Short task
Your task is to repeat all of the data exactly while excluding the pictures.

Collected material
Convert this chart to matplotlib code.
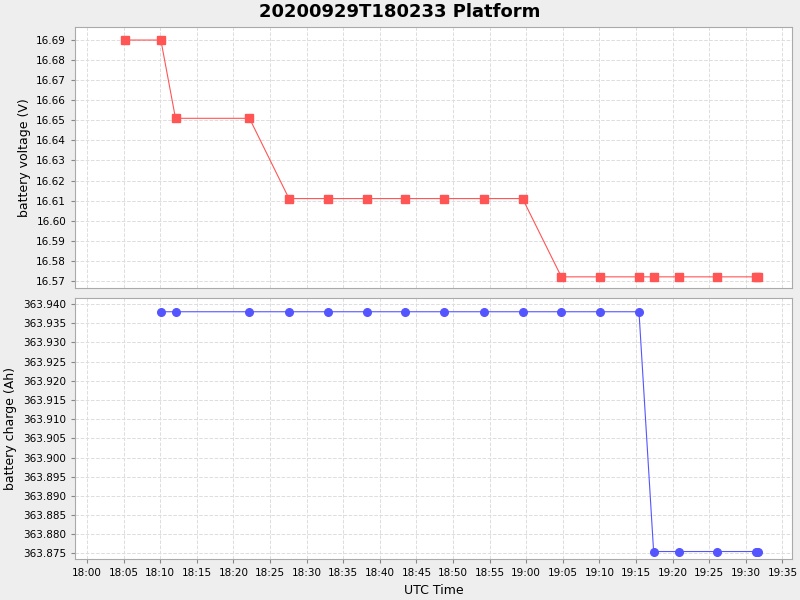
import matplotlib
matplotlib.use("Agg")
import matplotlib.pyplot as plt
import matplotlib.dates as mdates
from matplotlib.ticker import MultipleLocator, FormatStrFormatter
from datetime import datetime, timedelta

BASE = datetime(2020, 9, 29, 18, 0)

# minutes after 18:00
volt_min = [5.2, 10.1, 12.1, 22.2, 27.6, 32.9, 38.2, 43.5, 48.8, 54.2, 59.5,
            64.8, 70.1, 75.4, 77.4, 80.8, 86.1, 91.4, 91.7]
volt_val = [16.690, 16.690, 16.651, 16.651, 16.611, 16.611, 16.611, 16.611,
            16.611, 16.611, 16.611, 16.572, 16.572, 16.572, 16.572, 16.572,
            16.572, 16.572, 16.572]
chg_min = [10.1, 12.1, 22.2, 27.6, 32.9, 38.2, 43.5, 48.8, 54.2, 59.5, 64.8,
           70.1, 75.4, 77.4, 80.8, 86.1, 91.4, 91.7]
chg_val = [363.938] * 13 + [363.8755] * 5

BG = "#EEEEEE"
GRID = "#DDDDDD"

def t(m):
    return [BASE + timedelta(minutes=x) for x in m]

fig, (ax1, ax2) = plt.subplots(2, 1, figsize=(8, 6), dpi=100, sharex=True)
fig.patch.set_facecolor(BG)
fig.subplots_adjust(left=0.094, right=0.99, top=0.955, bottom=0.068, hspace=0.04)

ax1.plot(t(volt_min), volt_val, "-", color="#FF5555", lw=0.8,
         marker="s", ms=5.5)
ax1.set_ylim(16.5665, 16.6965)
ax1.yaxis.set_major_locator(MultipleLocator(0.01))
ax1.yaxis.set_major_formatter(FormatStrFormatter("%.2f"))
ax1.set_ylabel("battery voltage (V)", fontsize=9)

ax2.plot(t(chg_min), chg_val, "-", color="#5555FF", lw=0.8,
         marker="o", ms=5.5)
ax2.set_ylim(363.8735, 363.9415)
ax2.yaxis.set_major_locator(MultipleLocator(0.005))
ax2.yaxis.set_major_formatter(FormatStrFormatter("%.3f"))
ax2.set_ylabel("battery charge (Ah)", fontsize=9)

ax2.set_xlim(BASE - timedelta(minutes=1.6), BASE + timedelta(minutes=96.3))
ax2.xaxis.set_major_locator(mdates.MinuteLocator(byminute=range(0, 60, 5)))
ax2.xaxis.set_major_formatter(mdates.DateFormatter("%H:%M"))
ax2.set_xlabel("UTC Time", fontsize=9)

for ax in (ax1, ax2):
    ax.set_facecolor("white")
    ax.grid(True, color=GRID, ls="--", lw=0.7)
    ax.tick_params(labelsize=7.5, color="#888888", length=3)
    for s in ax.spines.values():
        s.set_color("#AAAAAA")
ax1.tick_params(axis="x", length=0)

fig.suptitle("20200929T180233 Platform", fontsize=13, fontweight="bold", y=0.995)
fig.savefig("out.png", facecolor=BG)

Solution to the exercise
Convert this chart to matplotlib code.
import matplotlib
matplotlib.use("Agg")
import matplotlib.pyplot as plt
import matplotlib.dates as mdates
from matplotlib.ticker import MultipleLocator, FormatStrFormatter
from datetime import datetime, timedelta

BASE = datetime(2020, 9, 29, 18, 0)

# minutes after 18:00
volt_min = [5.2, 10.1, 12.1, 22.2, 27.6, 32.9, 38.2, 43.5, 48.8, 54.2, 59.5,
            64.8, 70.1, 75.4, 77.4, 80.8, 86.1, 91.4, 91.7]
volt_val = [16.690, 16.690, 16.651, 16.651, 16.611, 16.611, 16.611, 16.611,
            16.611, 16.611, 16.611, 16.572, 16.572, 16.572, 16.572, 16.572,
            16.572, 16.572, 16.572]
chg_min = [10.1, 12.1, 22.2, 27.6, 32.9, 38.2, 43.5, 48.8, 54.2, 59.5, 64.8,
           70.1, 75.4, 77.4, 80.8, 86.1, 91.4, 91.7]
chg_val = [363.938] * 13 + [363.8755] * 5

BG = "#EEEEEE"
GRID = "#DDDDDD"

def t(m):
    return [BASE + timedelta(minutes=x) for x in m]

fig, (ax1, ax2) = plt.subplots(2, 1, figsize=(8, 6), dpi=100, sharex=True)
fig.patch.set_facecolor(BG)
fig.subplots_adjust(left=0.094, right=0.99, top=0.955, bottom=0.068, hspace=0.04)

ax1.plot(t(volt_min), volt_val, "-", color="#FF5555", lw=0.8,
         marker="s", ms=5.5)
ax1.set_ylim(16.5665, 16.6965)
ax1.yaxis.set_major_locator(MultipleLocator(0.01))
ax1.yaxis.set_major_formatter(FormatStrFormatter("%.2f"))
ax1.set_ylabel("battery voltage (V)", fontsize=9)

ax2.plot(t(chg_min), chg_val, "-", color="#5555FF", lw=0.8,
         marker="o", ms=5.5)
ax2.set_ylim(363.8735, 363.9415)
ax2.yaxis.set_major_locator(MultipleLocator(0.005))
ax2.yaxis.set_major_formatter(FormatStrFormatter("%.3f"))
ax2.set_ylabel("battery charge (Ah)", fontsize=9)

ax2.set_xlim(BASE - timedelta(minutes=1.6), BASE + timedelta(minutes=96.3))
ax2.xaxis.set_major_locator(mdates.MinuteLocator(byminute=range(0, 60, 5)))
ax2.xaxis.set_major_formatter(mdates.DateFormatter("%H:%M"))
ax2.set_xlabel("UTC Time", fontsize=9)

for ax in (ax1, ax2):
    ax.set_facecolor("white")
    ax.grid(True, color=GRID, ls="--", lw=0.7)
    ax.tick_params(labelsize=7.5, color="#888888", length=3)
    for s in ax.spines.values():
        s.set_color("#AAAAAA")
ax1.tick_params(axis="x", length=0)

fig.suptitle("20200929T180233 Platform", fontsize=13, fontweight="bold", y=0.995)
fig.savefig("out.png", facecolor=BG)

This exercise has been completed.